═════ Information provided

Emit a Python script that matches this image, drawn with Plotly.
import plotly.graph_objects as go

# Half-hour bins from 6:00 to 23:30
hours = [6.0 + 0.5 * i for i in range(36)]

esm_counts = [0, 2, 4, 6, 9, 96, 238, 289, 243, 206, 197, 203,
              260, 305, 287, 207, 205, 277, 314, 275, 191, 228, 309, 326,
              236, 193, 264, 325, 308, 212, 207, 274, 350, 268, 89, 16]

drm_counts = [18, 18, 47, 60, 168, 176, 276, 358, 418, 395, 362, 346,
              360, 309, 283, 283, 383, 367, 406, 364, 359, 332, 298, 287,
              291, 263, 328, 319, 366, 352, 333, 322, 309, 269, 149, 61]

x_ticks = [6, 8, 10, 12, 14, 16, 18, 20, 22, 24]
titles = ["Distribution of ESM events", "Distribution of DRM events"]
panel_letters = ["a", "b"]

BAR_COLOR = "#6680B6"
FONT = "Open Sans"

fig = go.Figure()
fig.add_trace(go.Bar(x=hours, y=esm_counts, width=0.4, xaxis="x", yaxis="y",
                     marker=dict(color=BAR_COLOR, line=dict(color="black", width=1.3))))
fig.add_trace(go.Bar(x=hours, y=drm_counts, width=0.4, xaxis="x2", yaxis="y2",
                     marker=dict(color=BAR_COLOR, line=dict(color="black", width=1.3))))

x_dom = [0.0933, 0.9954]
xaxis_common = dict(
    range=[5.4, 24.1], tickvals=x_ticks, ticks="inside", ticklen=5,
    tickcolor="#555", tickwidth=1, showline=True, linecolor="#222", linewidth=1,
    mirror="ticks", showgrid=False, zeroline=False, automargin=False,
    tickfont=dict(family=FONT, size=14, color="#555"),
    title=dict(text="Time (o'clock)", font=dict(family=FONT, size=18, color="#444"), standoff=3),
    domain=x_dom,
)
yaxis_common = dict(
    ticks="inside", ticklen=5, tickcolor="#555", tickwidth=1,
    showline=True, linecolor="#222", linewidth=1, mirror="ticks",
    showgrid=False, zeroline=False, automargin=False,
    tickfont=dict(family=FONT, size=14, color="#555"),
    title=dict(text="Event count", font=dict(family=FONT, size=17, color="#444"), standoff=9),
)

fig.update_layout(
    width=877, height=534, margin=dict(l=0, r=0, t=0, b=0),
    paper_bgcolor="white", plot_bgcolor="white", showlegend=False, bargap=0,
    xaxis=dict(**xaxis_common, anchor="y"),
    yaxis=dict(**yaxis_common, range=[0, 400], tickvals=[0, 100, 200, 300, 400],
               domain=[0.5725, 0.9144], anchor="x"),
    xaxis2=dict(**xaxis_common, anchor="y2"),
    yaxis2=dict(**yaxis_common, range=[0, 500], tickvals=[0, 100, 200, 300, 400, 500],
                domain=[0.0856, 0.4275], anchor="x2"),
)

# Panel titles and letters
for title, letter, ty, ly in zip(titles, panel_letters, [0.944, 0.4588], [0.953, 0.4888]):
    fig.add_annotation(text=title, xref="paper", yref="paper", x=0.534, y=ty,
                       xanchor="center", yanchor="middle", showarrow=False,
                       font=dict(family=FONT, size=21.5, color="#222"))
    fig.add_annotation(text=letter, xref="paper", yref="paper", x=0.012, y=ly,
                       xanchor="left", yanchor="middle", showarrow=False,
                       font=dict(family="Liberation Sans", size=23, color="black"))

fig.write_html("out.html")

══════════

Task requirements:
Set down each line of the material verbatim, from the first line through the line that contains "hours = [6.0 + 0.5 * i for i in range(36)]".

Response to the task:
Emit a Python script that matches this image, drawn with Plotly.
import plotly.graph_objects as go

# Half-hour bins from 6:00 to 23:30
hours = [6.0 + 0.5 * i for i in range(36)]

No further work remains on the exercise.